In the matter of Neoma Manager (Mauritius) Limited et al (Cause Nos. FSD 322 of 2020; FSD 141 of 2021; FSD 52 of 2022 (RPJ)), Walkers acted as Cayman Islands counsel to Abraaj ABOF IV SPV Limited ("ABOF IV") in respect of its successful application for summary judgment on its counterclaims under section 22 of the Exempted Limited Partnership Act (as amended) ("ELP Act") for the disclosure of true and full information regarding the state of the business and financial condition of Neoma Private Equity Fund IV L.P. (the "Partnership").

In December 2020, the investment manager of the Partnership, Neoma Manager (Mauritius) Limited (the "Manager"), issued proceedings against ABOF IV (and other limited partners of the Partnership) seeking declarations from the Court on the accuracy of its calculations of the limited partners' capital account balances. ABOF IV, who considered the Manager's calculations to be inaccurate, subsequently issued counterclaims against both the Manager and the general partner of the Partnership, Abraaj General Partner VIII Limited (the "GP"), including under section 22 of the ELP Act seeking true and full information regarding the state of the business and financial condition of the Partnership, including, inter alia, various categories of information and documents which underpinned the Manager's calculations (the "S.22 Counterclaims").

Section 22 of the ELP Act provides that "Subject to any express or implied term of the partnership agreement, each limited partner may demand and shall receive from a general partner true and full information regarding the state of the business and financial condition of the exempted limited partnership". ABOF IV's section 22 rights were not altered by the limited partnership agreement (the "LPA"). Despite this, the Manager and the GP refused to provide the information requested on the basis that, inter alia, ABOF IV was not entitled to the information, the information already provided to ABOF IV was sufficient to satisfy section 22, the requests were disproportionate and / or the Manager and the GP did not possess such information and were therefore not required to obtain it from third parties. Accordingly, ABOF IV made an application for summary judgment with respect to its S.22 Counterclaims on the basis that section 22 provided a broad statutory right to limited partners and the GP (and Manager) did not have any triable defence in opposition to the S.22 Counterclaims.

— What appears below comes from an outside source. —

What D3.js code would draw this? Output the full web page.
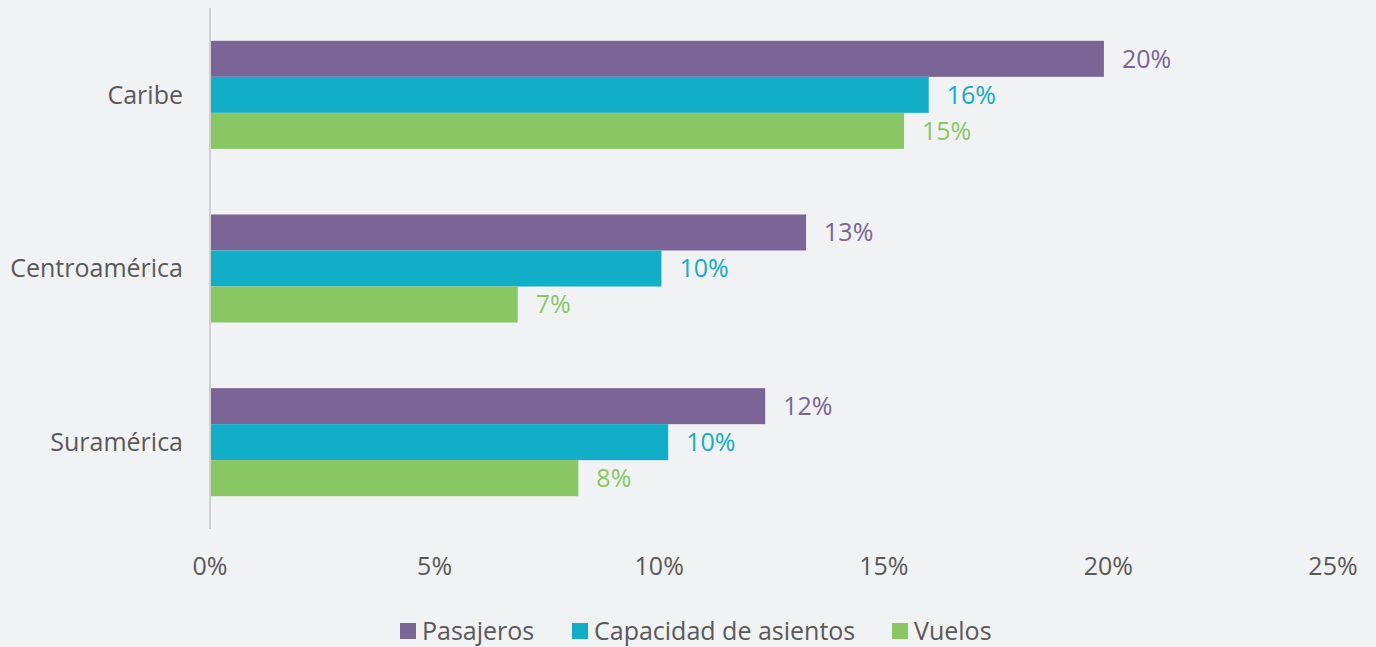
<!DOCTYPE html>
<html>
<head>
<meta charset="utf-8">
<script src="https://cdn.jsdelivr.net/npm/d3@7"></script>
<style>
  body { margin: 0; background: #f1f2f4; }
  svg { display: block; font-family: "Open Sans", sans-serif; }
</style>
</head>
<body>
<div id="chart"></div>
<script>
var regions = ["Caribe", "Centroamérica", "Suramérica"];
var series = ["Pasajeros", "Capacidad de asientos", "Vuelos"];
var colors = ["#7a6596", "#12adc6", "#88c764"];

// values in percent
var pasajeros = [19.9, 13.27, 12.36];
var capacidad = [16.0, 10.05, 10.2];
var vuelos = [15.45, 6.85, 8.2];
var labels = [["20%", "16%", "15%"], ["13%", "10%", "7%"], ["12%", "10%", "8%"]];
var xTicks = [0, 5, 10, 15, 20, 25];

var width = 1376, height = 647;
var margin = {left: 210, right: 43, top: 8, bottom: 118};

var svg = d3.select("#chart")
    .append("svg")
    .attr("width", width)
    .attr("height", height);

svg.append("rect")
    .attr("width", width)
    .attr("height", height)
    .attr("fill", "#f1f2f4");

var x = d3.scaleLinear().domain([0, 25]).range([margin.left, width - margin.right]);
var y = d3.scaleBand().domain(regions)
    .range([margin.top, height - margin.bottom])
    .paddingInner(0.378)
    .paddingOuter(0.189);
var ySub = d3.scaleBand().domain(series).range([0, y.bandwidth()]);

var rows = regions.map(function(r, i){
    return {region: r, values: [pasajeros[i], capacidad[i], vuelos[i]], labels: labels[i]};
});

var groups = svg.selectAll(".group")
    .data(rows)
    .enter()
    .append("g")
    .attr("class", "group")
    .attr("transform", function(d){ return "translate(0," + y(d.region) + ")"; });

groups.selectAll("rect")
    .data(function(d){ return d.values.map(function(v, j){ return {v: v, s: series[j], j: j}; }); })
    .enter()
    .append("rect")
    .attr("x", x(0) + 1)
    .attr("y", function(d){ return ySub(d.s); })
    .attr("width", function(d){ return x(d.v) - x(0) - 1; })
    .attr("height", ySub.bandwidth())
    .attr("fill", function(d){ return colors[d.j]; });

groups.selectAll(".val")
    .data(function(d){ return d.values.map(function(v, j){ return {v: v, s: series[j], j: j, t: d.labels[j]}; }); })
    .enter()
    .append("text")
    .attr("class", "val")
    .attr("x", function(d){ return x(d.v) + 18; })
    .attr("y", function(d){ return ySub(d.s) + ySub.bandwidth() / 2; })
    .attr("dy", "0.35em")
    .attr("font-size", "25px")
    .attr("fill", function(d){ return colors[d.j]; })
    .text(function(d){ return d.t; });

// category axis
svg.append("line")
    .attr("x1", x(0)).attr("x2", x(0))
    .attr("y1", margin.top).attr("y2", height - margin.bottom)
    .attr("stroke", "#d0d0d0")
    .attr("stroke-width", 2);

svg.selectAll(".cat")
    .data(regions)
    .enter()
    .append("text")
    .attr("class", "cat")
    .attr("x", x(0) - 27)
    .attr("y", function(d){ return y(d) + y.bandwidth() / 2; })
    .attr("dy", "0.35em")
    .attr("text-anchor", "end")
    .attr("font-size", "25px")
    .attr("fill", "#595959")
    .text(function(d){ return d; });

// value axis labels
svg.selectAll(".tick")
    .data(xTicks)
    .enter()
    .append("text")
    .attr("class", "tick")
    .attr("x", function(d){ return x(d); })
    .attr("y", 566)
    .attr("dy", "0.35em")
    .attr("text-anchor", "middle")
    .attr("font-size", "25px")
    .attr("fill", "#595959")
    .text(function(d){ return d + "%"; });

// legend
var legendX = [400, 572, 892];
var legend = svg.selectAll(".legend")
    .data(series)
    .enter()
    .append("g")
    .attr("class", "legend")
    .attr("transform", function(d, i){ return "translate(" + legendX[i] + ",631)"; });
legend.append("rect")
    .attr("x", 0).attr("y", -8)
    .attr("width", 16).attr("height", 16)
    .attr("fill", function(d, i){ return colors[i]; });
legend.append("text")
    .attr("x", 22)
    .attr("dy", "0.35em")
    .attr("font-size", "25px")
    .attr("fill", "#595959")
    .text(function(d){ return d; });
</script>
</body>
</html>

On 10 March 2023, the Honourable Justice Parker handed down his decision and, having considered the conduct of the GP (and the Manager, by virtue of the LPA), was satisfied that they had not complied with their statutory duties under section 22 (and/or the LPA) and had not disclosed true and full information that ABOF IV had requested and was statutorily entitled to. On this basis, Parker J held that there was no reasonably arguable defence to both the Manager's and GP's position of non-disclosure and, accordingly, granted summary judgment of the S.22 Counterclaims in favour of ABOF IV.

Parker J's decision reaffirms the Grand Court's previous decisions in Dorsey and Port Fund which highlighted the wide and unqualified nature of a limited partners' statutory right to information under section 22. The decision reemphasised how "true and full" information about a partnership's business and financial condition is a "very wide target to aim at" and could not be resisted on the grounds relied upon by the Manager and GP. Parker J also made the following observations which provide helpful guidance on the ambit of section 22 and compliance with the same:

  • A limited partner may make a relevant "demand" of a general partner for material under section 22. Once that demand is made, the general partner is then under an obligation to provide the requested material provided it falls within the wide ambit of the section. This obligation is an ongoing one.
  • The entitlement under section 22 is to "true and full information" regarding "the state of the business and financial condition of the exempted limited partnership", which arises from the general partner's position as agent and fiduciary of the partnership (and each of the limited partners).
  • Limited partners are entitled to the same information that is available to the general partner concerning the business and financial affairs of the partnership in this regard so that they may be properly informed as to what has been done on their behalf, as the economic owners of the partnership.
  • A limited partner's ability to exercise its section 22 right is not impacted by its motives or the intended use of the documents.
  • The right of limited partners under section 22 is a free standing statutory right.
  • Where general partners do not have the information requested under section 22, they should make all reasonable efforts to try and obtain material from third parties to fulfill its / their obligations under section 22.
  • It is not a requirement for the information to be in the possession of the general partner for the general partner to be required to disclose it under section 22.
  • Where the general partner claims that the information requested does not exist, it should explain what searches have been conducted and why it is not possible to retrieve or find the relevant information.

This decision serves as a timely reminder that there is very limited scope for resisting requests made by limited partners under section 22 and helpfully sets out various practical considerations that have clarified the lengths general partners (and their agents) must go to in order to comply with demands made under section 22 of the ELP Act.